[Problem requirements] Repeat the data word for word. Do not include the pictures.

** START **

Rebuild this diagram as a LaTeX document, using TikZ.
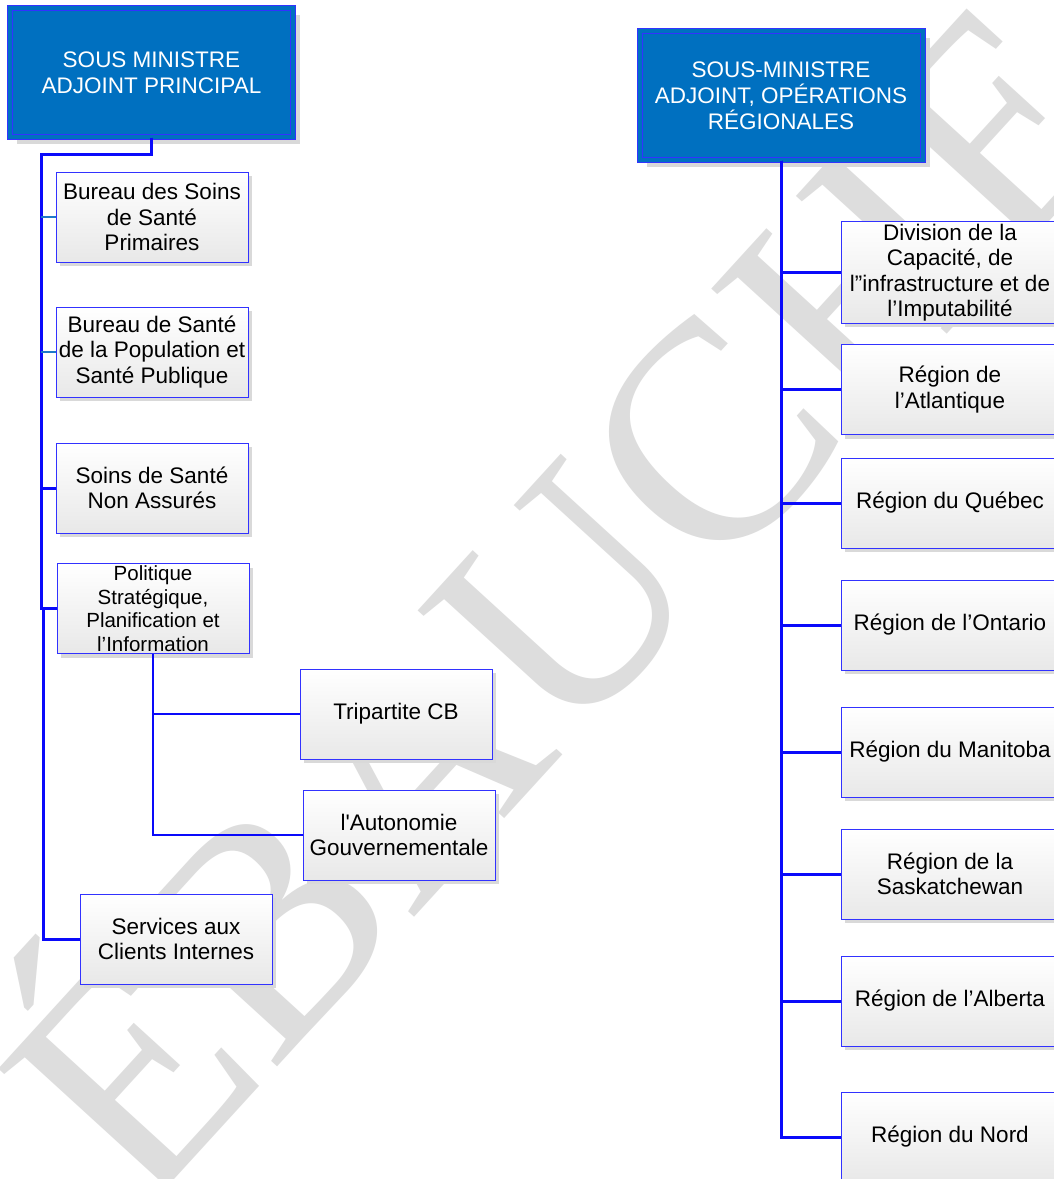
\documentclass[tikz,border=0pt]{standalone}
\usepackage{fontspec}
\setmainfont{Liberation Sans}
\newfontfamily\wmfont{Liberation Serif}
\usepackage{tikz}
\usetikzlibrary{shadows}

\definecolor{lnk}{RGB}{10,10,250}
\definecolor{bdr}{RGB}{50,50,255}
\definecolor{stub}{RGB}{30,120,200}
\definecolor{ttlfill}{RGB}{0,112,192}
\definecolor{wm}{RGB}{221,221,221}

\begin{document}
\begin{tikzpicture}[x=1pt,y=1pt,
  unit/.style={draw=bdr,line width=1pt,top color=white,bottom color=black!9,
    minimum width=192pt,minimum height=90pt,inner sep=2pt,align=center,
    font={\fontsize{22.5}{25.5}\selectfont},
    drop shadow={shadow xshift=4pt,shadow yshift=-4pt,fill=black!15,opacity=1}},
  region/.style={unit,minimum width=218pt},
  chief/.style={draw=bdr,line width=1pt,double=ttlfill,double distance=4pt,fill=ttlfill,
    text=white,minimum width=283pt,minimum height=129pt,align=center,
    font={\fontsize{22.5}{26}\selectfont},
    drop shadow={shadow xshift=7pt,shadow yshift=-7pt,fill=black!15,opacity=1}},
  link/.style={draw=lnk,line width=3pt},
  sublink/.style={draw=lnk,line width=2.3pt},
  stublink/.style={draw=stub,line width=1.6pt}]
\useasboundingbox (0,0) rectangle (1054,-1179);
\fill[white] (0,0) rectangle (1054,-1179);

\node[text=wm,font={\wmfont\fontsize{312}{312}\selectfont},rotate=47.6,anchor=base,inner sep=0pt] (wmark) at (640,-670) {ÉBAUCHE};

\node[chief] (psma) at (151.5,-72.5) {SOUS MINISTRE\\ADJOINT PRINCIPAL};
\node[chief] (smaor) at (781,-95.5) {SOUS-MINISTRE\\ADJOINT, OPÉRATIONS\\RÉGIONALES};

\node[unit] (bssp) at (152,-217) {Bureau des Soins\\de Santé\\Primaires};
\node[unit] (bspsp) at (152,-352) {Bureau de Santé\\de la Population et\\Santé Publique};
\node[unit] (ssna) at (152,-488) {Soins de Santé\\Non Assurés};
\node[unit,font={\fontsize{20.5}{23.5}\selectfont}] (pspi) at (153,-608.5) {Politique\\Stratégique,\\Planification et\\l’Information};
\node[unit] (tcb) at (396,-714) {Tripartite CB};
\node[unit] (ag) at (399,-835) {l\textquotesingle Autonomie\\Gouvernementale};
\node[unit] (sci) at (176,-939) {Services aux\\Clients Internes};

\node[region,minimum height=98pt] (dcii) at (950,-272.5) {Division de la\\Capacité, de\\l”infrastructure et de\\l’Imputabilité};
\node[region] (ratl) at (950,-389.5) {Région de\\l’Atlantique};
\node[region] (rqc) at (950,-503) {Région du Québec};
\node[region] (ron) at (950,-625) {Région de l’Ontario};
\node[region] (rmb) at (950,-752) {Région du Manitoba};
\node[region] (rsk) at (950,-874) {Région de la\\Saskatchewan};
\node[region] (rab) at (950,-1001) {Région de l’Alberta};
\node[region] (rnord) at (950,-1137) {Région du Nord};

\coordinate (trunk) at (41,-154);
\coordinate (trunkb) at (43,-154);
\draw[link] (psma.south) |- (trunk) |- (ssna.west);
\draw[link] (psma.south) |- (trunk) |- (pspi.west);
\draw[stublink] (bssp.west -| trunk) -- (bssp.west);
\draw[stublink] (bspsp.west -| trunk) -- (bspsp.west);
\draw[link] (pspi.west -| trunkb) |- (sci.west);
\draw[sublink] (pspi.south) |- (tcb.west);
\draw[sublink] (pspi.south) |- (ag.west);
\foreach \r in {dcii,ratl,rqc,ron,rmb,rsk,rab,rnord}
  \draw[link] (smaor.south) |- (\r.west);
\end{tikzpicture}
\end{document}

** END **

[Written reply]
Rebuild this diagram as a LaTeX document, using TikZ.
\documentclass[tikz,border=0pt]{standalone}
\usepackage{fontspec}
\setmainfont{Liberation Sans}
\newfontfamily\wmfont{Liberation Serif}
\usepackage{tikz}
\usetikzlibrary{shadows}

\definecolor{lnk}{RGB}{10,10,250}
\definecolor{bdr}{RGB}{50,50,255}
\definecolor{stub}{RGB}{30,120,200}
\definecolor{ttlfill}{RGB}{0,112,192}
\definecolor{wm}{RGB}{221,221,221}

\begin{document}
\begin{tikzpicture}[x=1pt,y=1pt,
  unit/.style={draw=bdr,line width=1pt,top color=white,bottom color=black!9,
    minimum width=192pt,minimum height=90pt,inner sep=2pt,align=center,
    font={\fontsize{22.5}{25.5}\selectfont},
    drop shadow={shadow xshift=4pt,shadow yshift=-4pt,fill=black!15,opacity=1}},
  region/.style={unit,minimum width=218pt},
  chief/.style={draw=bdr,line width=1pt,double=ttlfill,double distance=4pt,fill=ttlfill,
    text=white,minimum width=283pt,minimum height=129pt,align=center,
    font={\fontsize{22.5}{26}\selectfont},
    drop shadow={shadow xshift=7pt,shadow yshift=-7pt,fill=black!15,opacity=1}},
  link/.style={draw=lnk,line width=3pt},
  sublink/.style={draw=lnk,line width=2.3pt},
  stublink/.style={draw=stub,line width=1.6pt}]
\useasboundingbox (0,0) rectangle (1054,-1179);
\fill[white] (0,0) rectangle (1054,-1179);

\node[text=wm,font={\wmfont\fontsize{312}{312}\selectfont},rotate=47.6,anchor=base,inner sep=0pt] (wmark) at (640,-670) {ÉBAUCHE};

\node[chief] (psma) at (151.5,-72.5) {SOUS MINISTRE\\ADJOINT PRINCIPAL};
\node[chief] (smaor) at (781,-95.5) {SOUS-MINISTRE\\ADJOINT, OPÉRATIONS\\RÉGIONALES};

\node[unit] (bssp) at (152,-217) {Bureau des Soins\\de Santé\\Primaires};
\node[unit] (bspsp) at (152,-352) {Bureau de Santé\\de la Population et\\Santé Publique};
\node[unit] (ssna) at (152,-488) {Soins de Santé\\Non Assurés};
\node[unit,font={\fontsize{20.5}{23.5}\selectfont}] (pspi) at (153,-608.5) {Politique\\Stratégique,\\Planification et\\l’Information};
\node[unit] (tcb) at (396,-714) {Tripartite CB};
\node[unit] (ag) at (399,-835) {l\textquotesingle Autonomie\\Gouvernementale};
\node[unit] (sci) at (176,-939) {Services aux\\Clients Internes};

\node[region,minimum height=98pt] (dcii) at (950,-272.5) {Division de la\\Capacité, de\\l”infrastructure et de\\l’Imputabilité};
\node[region] (ratl) at (950,-389.5) {Région de\\l’Atlantique};
\node[region] (rqc) at (950,-503) {Région du Québec};
\node[region] (ron) at (950,-625) {Région de l’Ontario};
\node[region] (rmb) at (950,-752) {Région du Manitoba};
\node[region] (rsk) at (950,-874) {Région de la\\Saskatchewan};
\node[region] (rab) at (950,-1001) {Région de l’Alberta};
\node[region] (rnord) at (950,-1137) {Région du Nord};

\coordinate (trunk) at (41,-154);
\coordinate (trunkb) at (43,-154);
\draw[link] (psma.south) |- (trunk) |- (ssna.west);
\draw[link] (psma.south) |- (trunk) |- (pspi.west);
\draw[stublink] (bssp.west -| trunk) -- (bssp.west);
\draw[stublink] (bspsp.west -| trunk) -- (bspsp.west);
\draw[link] (pspi.west -| trunkb) |- (sci.west);
\draw[sublink] (pspi.south) |- (tcb.west);
\draw[sublink] (pspi.south) |- (ag.west);
\foreach \r in {dcii,ratl,rqc,ron,rmb,rsk,rab,rnord}
  \draw[link] (smaor.south) |- (\r.west);
\end{tikzpicture}
\end{document}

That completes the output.